By the time she married Dan she was emotionally hard and brittle. They had a girl and a boy. Dan was Labour, not, he said, a communist. She was impressed by his emphasis on the need for collective bargaining and declared a support for Labour politics. However, she believed that the unemployed were at fault for not seeking work, much because Dan had a relatively safe and protected job. However, when his shipyard closed down and he could not find a replacement job, she attempted a doorstep sales business. When he couldn't sell her stock, she took to the road herself and realised both the impossibility of her self-help plan, and that closures were not the worker's fault. She returned to her meat factory, which was already failing as the veal remained unsold. She noticed that processes were inefficient and forced the younger workers to work more efficiently, which resulted in finishing early rather than as before spreading the same work over the day. The factory folded. The owner was too soft hearted and should have raised efficiency and cut staff.
The book reaches a crisis when her daughter failed to thrive and the doctor blamed under-nutrition because she was feeding her inappropriate foods. In this extract, the young doctor had given a passionate speech about social inequity and malnutrition:
Her cold determination shocked the man from his passion. He watched her curiously and saw the firm mouth, the burning eyes and that wide impressive forehead. From her he felt force and strength like an armour, a weapon thrusting. 'You've taught me a lesson, Doctor,' she said vibrantly. 'I was content to be like the others. I took what I got and made the best of it. I forgot for a while....But you've woke me up again. I drapped the fight but I can start again. Ther's money tae be had and I'll get it....If I have to work my flesh away....My bairns'll get what they need.'  He was slightly shocked. He wished he had not let himself go. In this woman was a quality that made him apprehensive. She would stop at nothing, he thought; she is fierce as an animal. God help those who stand in her way. [p.261]

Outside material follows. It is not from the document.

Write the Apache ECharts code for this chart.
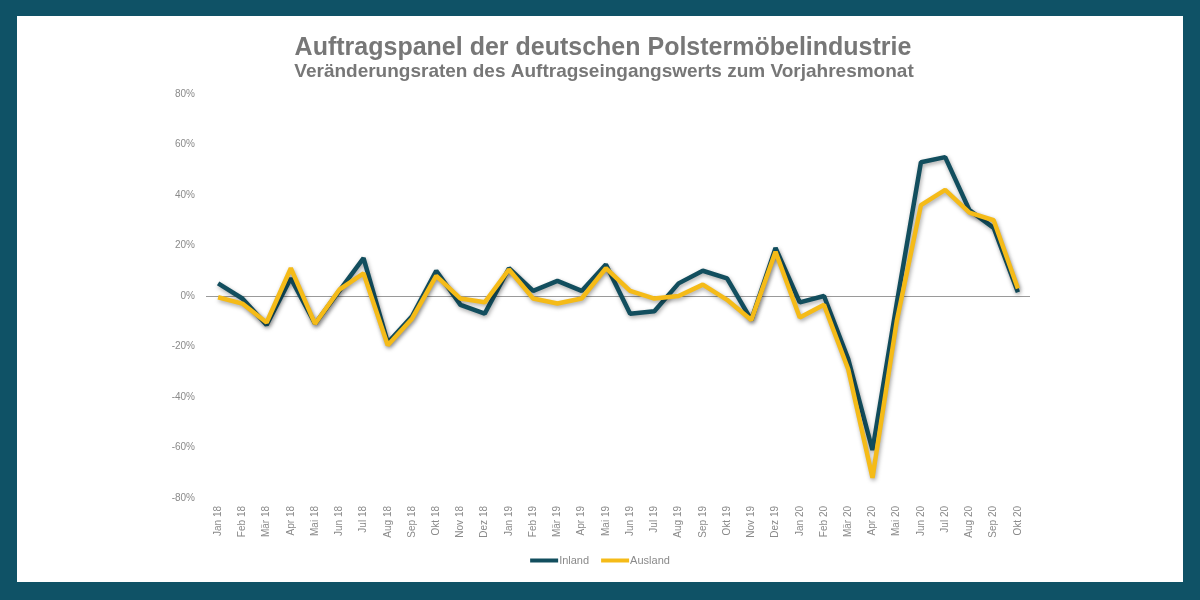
<!DOCTYPE html>
<html>
<head>
<meta charset="utf-8">
<script src="https://cdn.jsdelivr.net/npm/echarts@6/dist/echarts.min.js"></script>
<style>
  html, body { margin: 0; padding: 0; }
  #chart { width: 1200px; height: 600px; }
</style>
</head>
<body>
<div id="chart"></div>
<script>
const months = ['Jan 18', 'Feb 18', 'Mär 18', 'Apr 18', 'Mai 18', 'Jun 18', 'Jul 18', 'Aug 18', 'Sep 18', 'Okt 18', 'Nov 18', 'Dez 18',
  'Jan 19', 'Feb 19', 'Mär 19', 'Apr 19', 'Mai 19', 'Jun 19', 'Jul 19', 'Aug 19', 'Sep 19', 'Okt 19', 'Nov 19', 'Dez 19',
  'Jan 20', 'Feb 20', 'Mär 20', 'Apr 20', 'Mai 20', 'Jun 20', 'Jul 20', 'Aug 20', 'Sep 20', 'Okt 20'];

// Veränderung zum Vorjahresmonat in %
const inland = [5, -1, -11.5, 7, -11, 2, 15, -18.5, -8, 10, -3.5, -7,
  11, 2, 6, 2, 12.5, -7, -6, 5, 10, 7, -9.5, 19,
  -2.5, 0, -25, -61, -3, 53, 55, 34, 27, 1.5];
const ausland = [-0.5, -3, -10.5, 11, -11, 2.5, 9, -19.5, -9, 8, -1, -2.5,
  10.5, -1, -3, -1, 11, 2, -1, 0, 4.5, -1.5, -9.5, 17.5,
  -8.5, -3.5, -29, -72, -10, 36, 42, 33, 30, 3];

const yTicks = { min: -80, max: 80, step: 20 };

const chart = echarts.init(document.getElementById('chart'));

const lineShadow = {
  shadowColor: 'rgba(0,0,0,0.35)',
  shadowBlur: 4,
  shadowOffsetX: 1,
  shadowOffsetY: 2
};

chart.setOption({
  backgroundColor: '#0f5266',
  animation: false,
  graphic: [{
    type: 'rect',
    z: -10,
    shape: { x: 17, y: 16, width: 1166, height: 566 },
    style: { fill: '#ffffff' }
  }],
  title: [{
    text: 'Auftragspanel der deutschen Polstermöbelindustrie',
    left: 598, top: 31, textAlign: 'center',
    textStyle: { fontFamily: 'Liberation Sans', fontWeight: 'bold', fontSize: 25, color: '#777777' }
  }, {
    text: 'Veränderungsraten des Auftragseingangswerts zum Vorjahresmonat',
    left: 599, top: 57, textAlign: 'center',
    textStyle: { fontFamily: 'Liberation Sans', fontWeight: 'bold', fontSize: 19, color: '#777777' }
  }],
  legend: {
    bottom: 29,
    left: 'center',
    icon: 'rect',
    itemWidth: 28,
    itemHeight: 4,
    itemGap: 12,
    textStyle: { fontFamily: 'Liberation Sans', fontSize: 11, color: '#8a8a8a', padding: [0, 0, 0, -4] },
    data: ['Inland', 'Ausland']
  },
  grid: { left: 206, right: 170, top: 94, bottom: 102 },
  xAxis: {
    type: 'category',
    data: months,
    boundaryGap: true,
    axisLine: { show: false },
    axisTick: { show: false },
    axisLabel: {
      rotate: 90,
      interval: 0,
      margin: 8,
      fontFamily: 'Liberation Sans',
      fontSize: 10,
      color: '#8a8a8a'
    }
  },
  yAxis: {
    type: 'value',
    min: yTicks.min,
    max: yTicks.max,
    interval: yTicks.step,
    axisLine: { show: false },
    axisTick: { show: false },
    splitLine: { show: false },
    axisLabel: {
      margin: 11,
      fontFamily: 'Liberation Sans',
      fontSize: 10,
      color: '#8a8a8a',
      formatter: v => v + '%'
    }
  },
  series: [{
    name: 'Inland',
    type: 'line',
    data: inland,
    symbol: 'none',
    color: '#124e5e',
    lineStyle: Object.assign({ width: 4.5, color: '#124e5e' }, lineShadow),
    markLine: {
      silent: true,
      symbol: 'none',
      label: { show: false },
      lineStyle: { color: '#9a9a9a', width: 1, type: 'solid' },
      data: [{ yAxis: 0 }],
      z: 1
    },
    z: 2
  }, {
    name: 'Ausland',
    type: 'line',
    data: ausland,
    symbol: 'none',
    color: '#f5bb18',
    lineStyle: Object.assign({ width: 4.5, color: '#f5bb18' }, lineShadow),
    z: 3
  }]
});
</script>
</body>
</html>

 To provide the children with a more varied diet, Mary took a domestic job whilst Dan was 'on the Parish': this led to a court-case for fraud as this income was not declared. An official had spoken to the small son at the door and been told that his mother was at work. The court-case underlined how the system made it impossible to people to help themselves, and how current policies were leading to major child malnutrition in working class families. If you can't look after your family, Dan was told, they will be taken into care. They were fined £10; to pay Mary had to sell her furniture: she knew she was being swindled, but had no choice. Full circle. There the book ends.